I had a question with two parallel conducting plates with voltages of +30V and -10V, with a separation of 0.2m. This got me thinking, at a certain point (0.15m from +30V plate) wouldn't the electric potential be 0? At the bottom (when a charge touches the -10V plate), wouldn't the electric potential be -10V?

I learnt electric potential as the amount of energy a charge would get if it was placed at that point, so it seems that at 0.15m the charge would not move yet intuitively I feel like it should because it's in an electric field. And at the bottom, the charge would have negative energy? Wouldn't it have 0 energy as the postive test charge unites with the negative plate?

The absolute value of the electric potential isn't used much, and in circuits is essentially arbitrary. All that matters is the difference in energy from one potential to another.

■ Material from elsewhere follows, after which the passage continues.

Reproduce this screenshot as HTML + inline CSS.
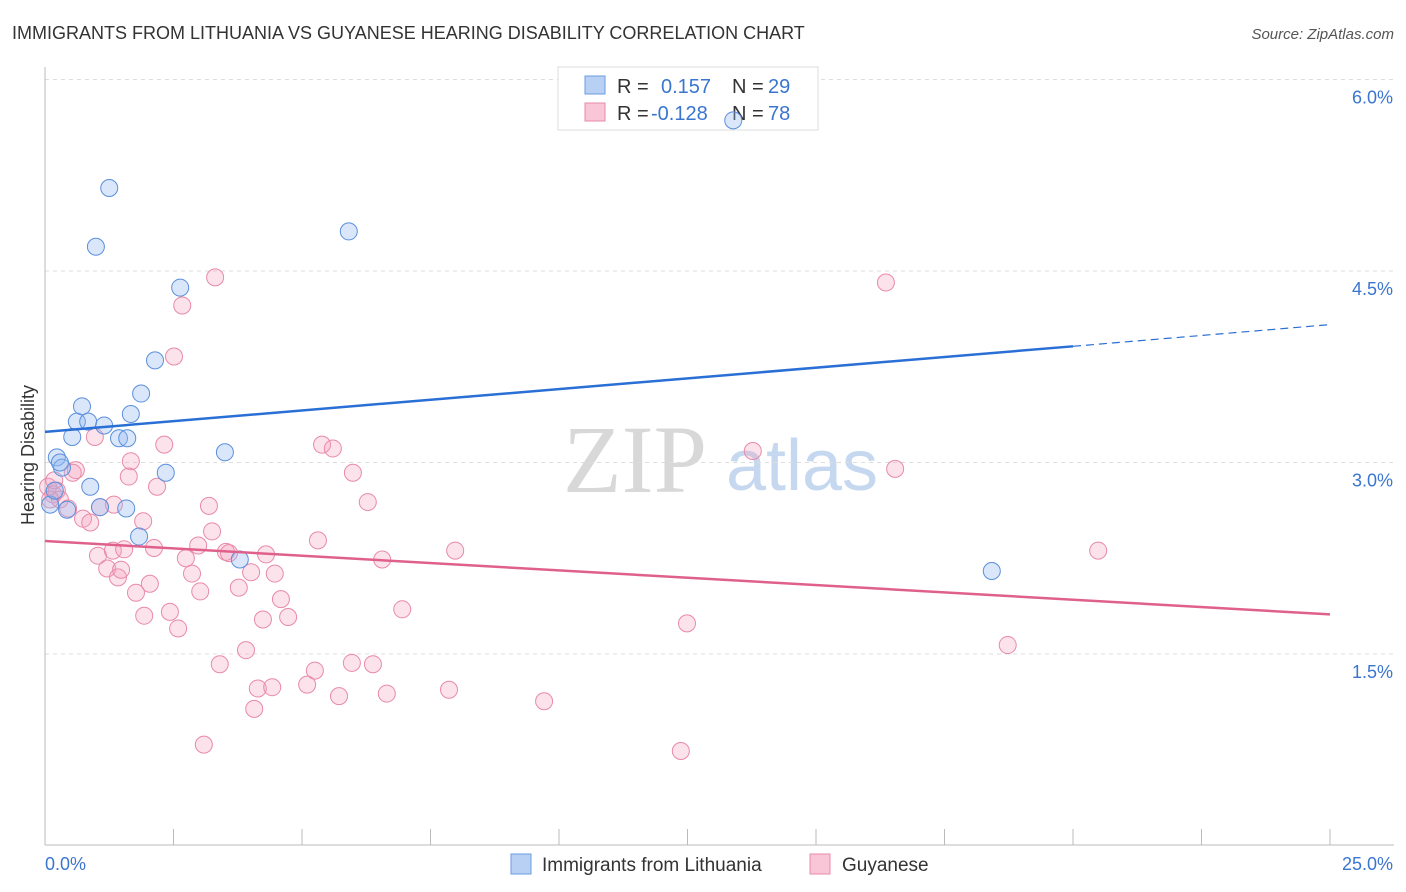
<!DOCTYPE html>
<html><head><meta charset="utf-8"><style>
body{margin:0;background:#fff;font-family:"Liberation Sans",sans-serif;}
svg{display:block}
</style></head><body>
<svg id="chart" width="1406" height="892">
<text x="12" y="39" font-size="18" fill="#333">IMMIGRANTS FROM LITHUANIA VS GUYANESE HEARING DISABILITY CORRELATION CHART</text>
<text x="1394" y="39" font-size="15" fill="#555" font-style="italic" text-anchor="end">Source: ZipAtlas.com</text>
<g>
<text x="635" y="492" font-size="96" fill="#d8d8d8" font-family="Liberation Serif,serif" text-anchor="middle">ZIP</text>
<text x="802" y="490" font-size="72" fill="#c5d8f0" text-anchor="middle">atlas</text>
</g>
<g id="grid"></g>
<g id="axes"></g>
<g>
<rect x="558" y="67" width="260" height="63" fill="#fff" stroke="#ddd"/>
<rect x="585" y="76" width="20" height="18" fill="#b8d0f4" stroke="#6a9be0"/>
<text x="617" y="93" font-size="20" fill="#333">R =</text><text x="661" y="93" font-size="20" fill="#3a76d0">0.157</text>
<text x="732" y="93" font-size="20" fill="#333">N =</text><text x="768" y="93" font-size="20" fill="#3a76d0">29</text>
<rect x="585" y="103" width="20" height="18" fill="#f8c6d6" stroke="#e88aa8"/>
<text x="617" y="120" font-size="20" fill="#333">R =</text><text x="651" y="120" font-size="20" fill="#3a76d0">-0.128</text>
<text x="732" y="120" font-size="20" fill="#333">N =</text><text x="768" y="120" font-size="20" fill="#3a76d0">78</text>
</g>
<g>
<rect x="511" y="854" width="20" height="20" fill="#b8d0f4" stroke="#6a9be0"/>
<text x="542" y="871" font-size="19" fill="#333">Immigrants from Lithuania</text>
<rect x="810" y="854" width="20" height="20" fill="#f8c6d6" stroke="#e88aa8"/>
<text x="842" y="871" font-size="19" fill="#333">Guyanese</text>
</g>
<g id="marks"></g>
<text transform="translate(34,455) rotate(-90)" font-size="18" fill="#333" text-anchor="middle">Hearing Disability</text>
</svg>
<script>
const yTicks=[1.5,3.0,4.5,6.0];
const yTickLabels=["1.5%","3.0%","4.5%","6.0%"];
const xTicks=[0,2.5,5,7.5,10,12.5,15,17.5,20,22.5,25];
const xEndLabels=["0.0%","25.0%"];
const blueX=[0.10,0.23,0.33,0.53,0.62,0.72,0.84,0.88,1.07,1.15,1.25,0.99,1.44,1.58,1.60,1.67,1.83,1.87,2.14,2.35,2.63,3.50,3.79,5.91,13.39,18.42,0.43,0.19,0.29];
const blueY=[2.67,3.04,2.96,3.20,3.32,3.44,3.32,2.81,2.65,3.29,5.15,4.69,3.19,2.64,3.19,3.38,2.42,3.54,3.80,2.92,4.37,3.08,2.24,4.81,5.68,2.15,2.63,2.78,3.00];
const pinkX=[3.31,2.67,2.51,16.36,13.77,16.54,5.39,5.60,2.32,0.97,1.67,1.63,2.18,5.99,0.60,0.54,0.06,0.16,0.23,0.29,0.45,0.74,0.88,1.34,1.91,6.28,3.19,3.25,5.31,7.98,20.49,1.03,1.32,1.54,2.12,2.74,2.98,3.52,3.58,4.30,6.56,1.21,1.42,1.48,2.86,4.01,4.47,2.04,1.77,3.02,3.77,4.59,2.43,1.93,2.59,4.24,4.73,6.95,12.49,18.73,3.91,3.40,5.25,5.97,6.38,4.14,4.42,5.10,5.72,6.65,7.86,9.71,4.07,3.09,12.37,1.07,0.18,0.10];
const pinkY=[4.45,4.23,3.83,4.41,3.09,2.95,3.14,3.11,3.14,3.20,3.01,2.89,2.81,2.92,2.94,2.92,2.81,2.75,2.78,2.71,2.64,2.56,2.53,2.67,2.54,2.69,2.66,2.46,2.39,2.31,2.31,2.27,2.31,2.32,2.33,2.25,2.35,2.30,2.29,2.28,2.24,2.17,2.10,2.16,2.13,2.14,2.13,2.05,1.98,1.99,2.02,1.93,1.83,1.80,1.70,1.77,1.79,1.85,1.74,1.57,1.53,1.42,1.37,1.43,1.42,1.23,1.24,1.26,1.17,1.19,1.22,1.13,1.07,0.79,0.74,2.65,2.86,2.71];
const blueTrend=[[0,3.24],[20,3.91]];
const blueTrendExt=[[20,3.91],[25,4.08]];
const pinkTrend=[[0,2.385],[25,1.81]];

const NS="http://www.w3.org/2000/svg";
const X0=45,X1=1330,YB=845.5,PX_PER=127.67;
function sx(v){return X0+(X1-X0)*v/25;}
function sy(v){return YB-v*PX_PER;}
function mk(tag,attrs,parent){const e=document.createElementNS(NS,tag);for(const k in attrs)e.setAttribute(k,attrs[k]);parent.appendChild(e);return e;}
const grid=document.getElementById('grid'),axes=document.getElementById('axes'),marks=document.getElementById('marks');
yTicks.forEach((t,i)=>{
  const l=mk('line',{x1:45,x2:1394,y1:sy(t),y2:sy(t),stroke:'#ddd','stroke-dasharray':'4,4'},grid);
  
  
  const tx=mk('text',{x:1393,y:sy(t)+24,'font-size':18,fill:'#3a76d0','text-anchor':'end'},axes);
  tx.textContent=yTickLabels[i];
  
  
});
const ax=mk('line',{x1:45,x2:45,y1:67,y2:845,stroke:'#bbb'},axes);


const bx=mk('line',{x1:45,x2:1394,y1:845,y2:845,stroke:'#bbb'},axes);


xTicks.forEach(t=>{
  const l=mk('line',{x1:sx(t),x2:sx(t),y1:829,y2:845,stroke:'#bbb'},axes);
  
  
});
const xl0=mk('text',{x:45,y:870,'font-size':18,fill:'#3a76d0'},axes);xl0.textContent=xEndLabels[0];


const xl1=mk('text',{x:1393,y:870,'font-size':18,fill:'#3a76d0','text-anchor':'end'},axes);xl1.textContent=xEndLabels[1];


pinkX.forEach((v,i)=>{
  const c=mk('circle',{cx:sx(v),cy:sy(pinkY[i]),r:8.5,fill:'rgba(244,160,190,0.3)',stroke:'#e88aa8','stroke-width':1},marks);
  
  
});
blueX.forEach((v,i)=>{
  const c=mk('circle',{cx:sx(v),cy:sy(blueY[i]),r:8.5,fill:'rgba(150,185,240,0.35)',stroke:'#5b8fdc','stroke-width':1},marks);
  
  
});
const bt=mk('line',{x1:sx(blueTrend[0][0]),y1:sy(blueTrend[0][1]),x2:sx(blueTrend[1][0]),y2:sy(blueTrend[1][1]),stroke:'#2a6fd6','stroke-width':2.5},marks);


const be=mk('line',{x1:sx(blueTrendExt[0][0]),y1:sy(blueTrendExt[0][1]),x2:sx(blueTrendExt[1][0]),y2:sy(blueTrendExt[1][1]),stroke:'#2a6fd6','stroke-width':1.2,'stroke-dasharray':'8,5'},marks);


const pt=mk('line',{x1:sx(pinkTrend[0][0]),y1:sy(pinkTrend[0][1]),x2:sx(pinkTrend[1][0]),y2:sy(pinkTrend[1][1]),stroke:'#e0608c','stroke-width':2.5},marks);


</script>
</body></html>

You might want to think about the analogous energy that mass has at various gravitational potentials. Say that we want to measure the energy we get from dropping a mass in our lab. We can measure the energy it has by looking at it's height above the lab table. We set the table to be $h=0$ and measure the mass to be $h=1m$. When it drops to the table, it releases energy equal to $mg \Delta h$

For other purposes, it might make more sense to measure the height above the floor of the lab. In that case, the block now has $h=2.42m$ and we drop it to the table at $h=1.42m.$ The energy released in both cases is identical.

Did the block have more energy when it was measured to be 2.42m above the lab floor than when it was measured to be 1m above the lab table? No. Those are just different references and we can arbitrarily set the zero point to whatever is convenient.

In the circuit, the same thing happens. We can set the 0V potential to be whatever is convenient. All that matters for understanding the circuit is the difference in potential between two points.

so it seems that at 0.15m the charge would not move yet intuitively I feel like it should because it's in an electric field

It is not the value of the potential you should be worried about it is the value of the potential gradient.

The fact that the potential is zero, or 17 or -54, is irrelevant, rather in terms of the force on the charge it is the rate of change of potential with position which gives you minus the electric field strength.

And at the bottom, the charge would have negative energy? Wouldn't it have 0 energy as the postive test charge unites with the negative plate?

You are mixing up two different situations.

If the positive test charge united with a negative charge on the bottom plate then the whole potential diagram would change as the potential difference between the two plates would change.

The test charge is not supposed to neutralise charges and in fact you should think of it as a charge which is infinitesimally small with the definition of the magnitude of an electric field as the limit of $\dfrac{\text{force on test charge}}{\text {magnitude of test charge}}$ as the magnitude of the test charge tends to zero.